→ Dataset content:
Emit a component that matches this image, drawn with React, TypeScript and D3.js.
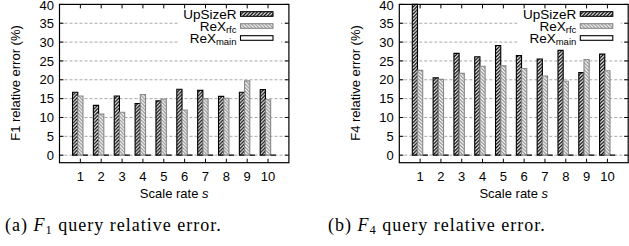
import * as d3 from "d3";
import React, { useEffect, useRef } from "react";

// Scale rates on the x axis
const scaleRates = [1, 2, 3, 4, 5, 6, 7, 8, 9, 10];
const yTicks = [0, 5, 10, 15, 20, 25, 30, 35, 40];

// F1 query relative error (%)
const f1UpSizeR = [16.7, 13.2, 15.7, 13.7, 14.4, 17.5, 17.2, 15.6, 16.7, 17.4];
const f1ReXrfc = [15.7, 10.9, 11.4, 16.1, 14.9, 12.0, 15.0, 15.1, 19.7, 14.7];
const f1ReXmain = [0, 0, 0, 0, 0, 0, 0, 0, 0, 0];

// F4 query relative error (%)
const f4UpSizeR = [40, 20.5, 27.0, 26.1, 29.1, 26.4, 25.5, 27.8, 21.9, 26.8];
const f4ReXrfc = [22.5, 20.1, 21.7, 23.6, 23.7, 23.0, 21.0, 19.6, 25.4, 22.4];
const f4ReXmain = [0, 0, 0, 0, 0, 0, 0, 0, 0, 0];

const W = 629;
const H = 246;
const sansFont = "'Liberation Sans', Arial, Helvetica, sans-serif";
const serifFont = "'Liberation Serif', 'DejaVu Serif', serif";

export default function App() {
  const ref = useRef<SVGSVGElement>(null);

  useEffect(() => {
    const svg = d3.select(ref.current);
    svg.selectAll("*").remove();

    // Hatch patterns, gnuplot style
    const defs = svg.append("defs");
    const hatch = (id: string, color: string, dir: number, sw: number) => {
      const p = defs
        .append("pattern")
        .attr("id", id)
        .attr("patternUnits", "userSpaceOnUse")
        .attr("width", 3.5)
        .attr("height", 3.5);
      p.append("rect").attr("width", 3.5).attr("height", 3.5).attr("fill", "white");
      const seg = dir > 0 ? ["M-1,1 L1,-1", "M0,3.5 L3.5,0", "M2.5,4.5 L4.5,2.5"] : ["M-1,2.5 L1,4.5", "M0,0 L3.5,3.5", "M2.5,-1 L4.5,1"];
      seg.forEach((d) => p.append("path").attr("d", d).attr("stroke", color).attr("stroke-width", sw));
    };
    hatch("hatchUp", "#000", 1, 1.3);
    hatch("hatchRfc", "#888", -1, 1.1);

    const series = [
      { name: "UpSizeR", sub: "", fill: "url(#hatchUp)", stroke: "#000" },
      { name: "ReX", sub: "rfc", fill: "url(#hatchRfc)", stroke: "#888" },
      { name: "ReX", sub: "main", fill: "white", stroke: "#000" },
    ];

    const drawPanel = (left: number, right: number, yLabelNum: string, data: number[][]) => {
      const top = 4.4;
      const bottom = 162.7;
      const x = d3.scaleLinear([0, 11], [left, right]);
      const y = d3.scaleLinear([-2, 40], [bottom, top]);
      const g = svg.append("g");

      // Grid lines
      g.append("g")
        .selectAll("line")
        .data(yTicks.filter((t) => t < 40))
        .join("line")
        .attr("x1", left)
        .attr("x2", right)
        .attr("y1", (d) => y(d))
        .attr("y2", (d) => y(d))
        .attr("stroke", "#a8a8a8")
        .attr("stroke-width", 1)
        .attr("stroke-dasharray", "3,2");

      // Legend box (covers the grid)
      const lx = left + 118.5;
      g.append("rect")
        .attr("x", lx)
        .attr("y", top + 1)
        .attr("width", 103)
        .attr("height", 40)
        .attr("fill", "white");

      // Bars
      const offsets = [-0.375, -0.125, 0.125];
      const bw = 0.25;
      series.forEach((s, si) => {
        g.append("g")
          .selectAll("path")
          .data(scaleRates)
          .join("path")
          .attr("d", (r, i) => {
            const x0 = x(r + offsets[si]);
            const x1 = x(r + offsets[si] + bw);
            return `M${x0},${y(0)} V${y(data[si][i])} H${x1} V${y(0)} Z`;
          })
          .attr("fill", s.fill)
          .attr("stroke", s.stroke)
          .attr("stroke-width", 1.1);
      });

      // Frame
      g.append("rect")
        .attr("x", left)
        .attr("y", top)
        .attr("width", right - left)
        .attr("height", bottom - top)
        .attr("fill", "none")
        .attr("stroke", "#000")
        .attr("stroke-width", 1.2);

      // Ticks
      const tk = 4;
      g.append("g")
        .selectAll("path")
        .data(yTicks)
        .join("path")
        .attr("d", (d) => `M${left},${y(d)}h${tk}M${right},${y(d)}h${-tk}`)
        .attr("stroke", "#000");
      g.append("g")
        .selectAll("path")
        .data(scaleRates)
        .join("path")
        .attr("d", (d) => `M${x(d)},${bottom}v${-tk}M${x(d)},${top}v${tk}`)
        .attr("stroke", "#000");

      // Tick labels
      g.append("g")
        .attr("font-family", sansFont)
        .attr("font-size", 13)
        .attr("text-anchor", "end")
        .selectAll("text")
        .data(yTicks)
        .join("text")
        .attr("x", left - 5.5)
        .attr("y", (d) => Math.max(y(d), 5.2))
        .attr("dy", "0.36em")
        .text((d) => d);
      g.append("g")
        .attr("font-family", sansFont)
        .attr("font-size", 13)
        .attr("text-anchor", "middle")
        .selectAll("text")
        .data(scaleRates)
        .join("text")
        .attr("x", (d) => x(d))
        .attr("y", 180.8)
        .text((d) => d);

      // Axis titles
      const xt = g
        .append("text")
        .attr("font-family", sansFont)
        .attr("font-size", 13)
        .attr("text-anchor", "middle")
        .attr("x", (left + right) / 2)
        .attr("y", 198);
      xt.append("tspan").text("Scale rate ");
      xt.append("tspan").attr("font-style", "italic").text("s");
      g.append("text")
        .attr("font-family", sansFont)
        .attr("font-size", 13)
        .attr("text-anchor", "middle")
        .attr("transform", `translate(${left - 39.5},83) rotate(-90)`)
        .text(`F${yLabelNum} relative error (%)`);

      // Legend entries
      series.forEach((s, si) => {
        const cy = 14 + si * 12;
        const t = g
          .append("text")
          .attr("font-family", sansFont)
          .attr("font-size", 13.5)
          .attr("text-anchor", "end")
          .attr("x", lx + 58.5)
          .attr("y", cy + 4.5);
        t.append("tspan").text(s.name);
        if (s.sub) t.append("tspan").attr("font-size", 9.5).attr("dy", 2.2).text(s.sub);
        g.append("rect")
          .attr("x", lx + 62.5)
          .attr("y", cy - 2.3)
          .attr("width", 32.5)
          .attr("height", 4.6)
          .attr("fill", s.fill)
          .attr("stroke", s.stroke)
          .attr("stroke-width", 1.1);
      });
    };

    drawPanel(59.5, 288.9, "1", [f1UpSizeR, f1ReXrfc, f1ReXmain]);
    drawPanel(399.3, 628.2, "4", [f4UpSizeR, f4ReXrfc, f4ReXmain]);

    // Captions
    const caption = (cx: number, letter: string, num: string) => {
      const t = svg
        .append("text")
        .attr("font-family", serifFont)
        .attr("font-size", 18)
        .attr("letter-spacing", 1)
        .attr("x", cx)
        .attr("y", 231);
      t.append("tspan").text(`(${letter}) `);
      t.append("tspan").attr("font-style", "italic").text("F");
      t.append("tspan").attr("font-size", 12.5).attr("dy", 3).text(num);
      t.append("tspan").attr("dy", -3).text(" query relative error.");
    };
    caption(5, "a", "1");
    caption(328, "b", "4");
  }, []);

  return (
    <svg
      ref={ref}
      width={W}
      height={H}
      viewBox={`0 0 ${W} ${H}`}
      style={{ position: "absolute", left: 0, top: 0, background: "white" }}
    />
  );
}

→ Written instruction:
Write out each line again precisely as it appears, skipping every picture.

→ Result:
Emit a component that matches this image, drawn with React, TypeScript and D3.js.
import * as d3 from "d3";
import React, { useEffect, useRef } from "react";

// Scale rates on the x axis
const scaleRates = [1, 2, 3, 4, 5, 6, 7, 8, 9, 10];
const yTicks = [0, 5, 10, 15, 20, 25, 30, 35, 40];

// F1 query relative error (%)
const f1UpSizeR = [16.7, 13.2, 15.7, 13.7, 14.4, 17.5, 17.2, 15.6, 16.7, 17.4];
const f1ReXrfc = [15.7, 10.9, 11.4, 16.1, 14.9, 12.0, 15.0, 15.1, 19.7, 14.7];
const f1ReXmain = [0, 0, 0, 0, 0, 0, 0, 0, 0, 0];

// F4 query relative error (%)
const f4UpSizeR = [40, 20.5, 27.0, 26.1, 29.1, 26.4, 25.5, 27.8, 21.9, 26.8];
const f4ReXrfc = [22.5, 20.1, 21.7, 23.6, 23.7, 23.0, 21.0, 19.6, 25.4, 22.4];
const f4ReXmain = [0, 0, 0, 0, 0, 0, 0, 0, 0, 0];

const W = 629;
const H = 246;
const sansFont = "'Liberation Sans', Arial, Helvetica, sans-serif";
const serifFont = "'Liberation Serif', 'DejaVu Serif', serif";

export default function App() {
  const ref = useRef<SVGSVGElement>(null);

  useEffect(() => {
    const svg = d3.select(ref.current);
    svg.selectAll("*").remove();

    // Hatch patterns, gnuplot style
    const defs = svg.append("defs");
    const hatch = (id: string, color: string, dir: number, sw: number) => {
      const p = defs
        .append("pattern")
        .attr("id", id)
        .attr("patternUnits", "userSpaceOnUse")
        .attr("width", 3.5)
        .attr("height", 3.5);
      p.append("rect").attr("width", 3.5).attr("height", 3.5).attr("fill", "white");
      const seg = dir > 0 ? ["M-1,1 L1,-1", "M0,3.5 L3.5,0", "M2.5,4.5 L4.5,2.5"] : ["M-1,2.5 L1,4.5", "M0,0 L3.5,3.5", "M2.5,-1 L4.5,1"];
      seg.forEach((d) => p.append("path").attr("d", d).attr("stroke", color).attr("stroke-width", sw));
    };
    hatch("hatchUp", "#000", 1, 1.3);
    hatch("hatchRfc", "#888", -1, 1.1);

    const series = [
      { name: "UpSizeR", sub: "", fill: "url(#hatchUp)", stroke: "#000" },
      { name: "ReX", sub: "rfc", fill: "url(#hatchRfc)", stroke: "#888" },
      { name: "ReX", sub: "main", fill: "white", stroke: "#000" },
    ];

    const drawPanel = (left: number, right: number, yLabelNum: string, data: number[][]) => {
      const top = 4.4;
      const bottom = 162.7;
      const x = d3.scaleLinear([0, 11], [left, right]);
      const y = d3.scaleLinear([-2, 40], [bottom, top]);
      const g = svg.append("g");

      // Grid lines
      g.append("g")
        .selectAll("line")
        .data(yTicks.filter((t) => t < 40))
        .join("line")
        .attr("x1", left)
        .attr("x2", right)
        .attr("y1", (d) => y(d))
        .attr("y2", (d) => y(d))
        .attr("stroke", "#a8a8a8")
        .attr("stroke-width", 1)
        .attr("stroke-dasharray", "3,2");

      // Legend box (covers the grid)
      const lx = left + 118.5;
      g.append("rect")
        .attr("x", lx)
        .attr("y", top + 1)
        .attr("width", 103)
        .attr("height", 40)
        .attr("fill", "white");

      // Bars
      const offsets = [-0.375, -0.125, 0.125];
      const bw = 0.25;
      series.forEach((s, si) => {
        g.append("g")
          .selectAll("path")
          .data(scaleRates)
          .join("path")
          .attr("d", (r, i) => {
            const x0 = x(r + offsets[si]);
            const x1 = x(r + offsets[si] + bw);
            return `M${x0},${y(0)} V${y(data[si][i])} H${x1} V${y(0)} Z`;
          })
          .attr("fill", s.fill)
          .attr("stroke", s.stroke)
          .attr("stroke-width", 1.1);
      });

      // Frame
      g.append("rect")
        .attr("x", left)
        .attr("y", top)
        .attr("width", right - left)
        .attr("height", bottom - top)
        .attr("fill", "none")
        .attr("stroke", "#000")
        .attr("stroke-width", 1.2);

      // Ticks
      const tk = 4;
      g.append("g")
        .selectAll("path")
        .data(yTicks)
        .join("path")
        .attr("d", (d) => `M${left},${y(d)}h${tk}M${right},${y(d)}h${-tk}`)
        .attr("stroke", "#000");
      g.append("g")
        .selectAll("path")
        .data(scaleRates)
        .join("path")
        .attr("d", (d) => `M${x(d)},${bottom}v${-tk}M${x(d)},${top}v${tk}`)
        .attr("stroke", "#000");

      // Tick labels
      g.append("g")
        .attr("font-family", sansFont)
        .attr("font-size", 13)
        .attr("text-anchor", "end")
        .selectAll("text")
        .data(yTicks)
        .join("text")
        .attr("x", left - 5.5)
        .attr("y", (d) => Math.max(y(d), 5.2))
        .attr("dy", "0.36em")
        .text((d) => d);
      g.append("g")
        .attr("font-family", sansFont)
        .attr("font-size", 13)
        .attr("text-anchor", "middle")
        .selectAll("text")
        .data(scaleRates)
        .join("text")
        .attr("x", (d) => x(d))
        .attr("y", 180.8)
        .text((d) => d);

      // Axis titles
      const xt = g
        .append("text")
        .attr("font-family", sansFont)
        .attr("font-size", 13)
        .attr("text-anchor", "middle")
        .attr("x", (left + right) / 2)
        .attr("y", 198);
      xt.append("tspan").text("Scale rate ");
      xt.append("tspan").attr("font-style", "italic").text("s");
      g.append("text")
        .attr("font-family", sansFont)
        .attr("font-size", 13)
        .attr("text-anchor", "middle")
        .attr("transform", `translate(${left - 39.5},83) rotate(-90)`)
        .text(`F${yLabelNum} relative error (%)`);

      // Legend entries
      series.forEach((s, si) => {
        const cy = 14 + si * 12;
        const t = g
          .append("text")
          .attr("font-family", sansFont)
          .attr("font-size", 13.5)
          .attr("text-anchor", "end")
          .attr("x", lx + 58.5)
          .attr("y", cy + 4.5);
        t.append("tspan").text(s.name);
        if (s.sub) t.append("tspan").attr("font-size", 9.5).attr("dy", 2.2).text(s.sub);
        g.append("rect")
          .attr("x", lx + 62.5)
          .attr("y", cy - 2.3)
          .attr("width", 32.5)
          .attr("height", 4.6)
          .attr("fill", s.fill)
          .attr("stroke", s.stroke)
          .attr("stroke-width", 1.1);
      });
    };

    drawPanel(59.5, 288.9, "1", [f1UpSizeR, f1ReXrfc, f1ReXmain]);
    drawPanel(399.3, 628.2, "4", [f4UpSizeR, f4ReXrfc, f4ReXmain]);

    // Captions
    const caption = (cx: number, letter: string, num: string) => {
      const t = svg
        .append("text")
        .attr("font-family", serifFont)
        .attr("font-size", 18)
        .attr("letter-spacing", 1)
        .attr("x", cx)
        .attr("y", 231);
      t.append("tspan").text(`(${letter}) `);
      t.append("tspan").attr("font-style", "italic").text("F");
      t.append("tspan").attr("font-size", 12.5).attr("dy", 3).text(num);
      t.append("tspan").attr("dy", -3).text(" query relative error.");
    };
    caption(5, "a", "1");
    caption(328, "b", "4");
  }, []);

  return (
    <svg
      ref={ref}
      width={W}
      height={H}
      viewBox={`0 0 ${W} ${H}`}
      style={{ position: "absolute", left: 0, top: 0, background: "white" }}
    />
  );
}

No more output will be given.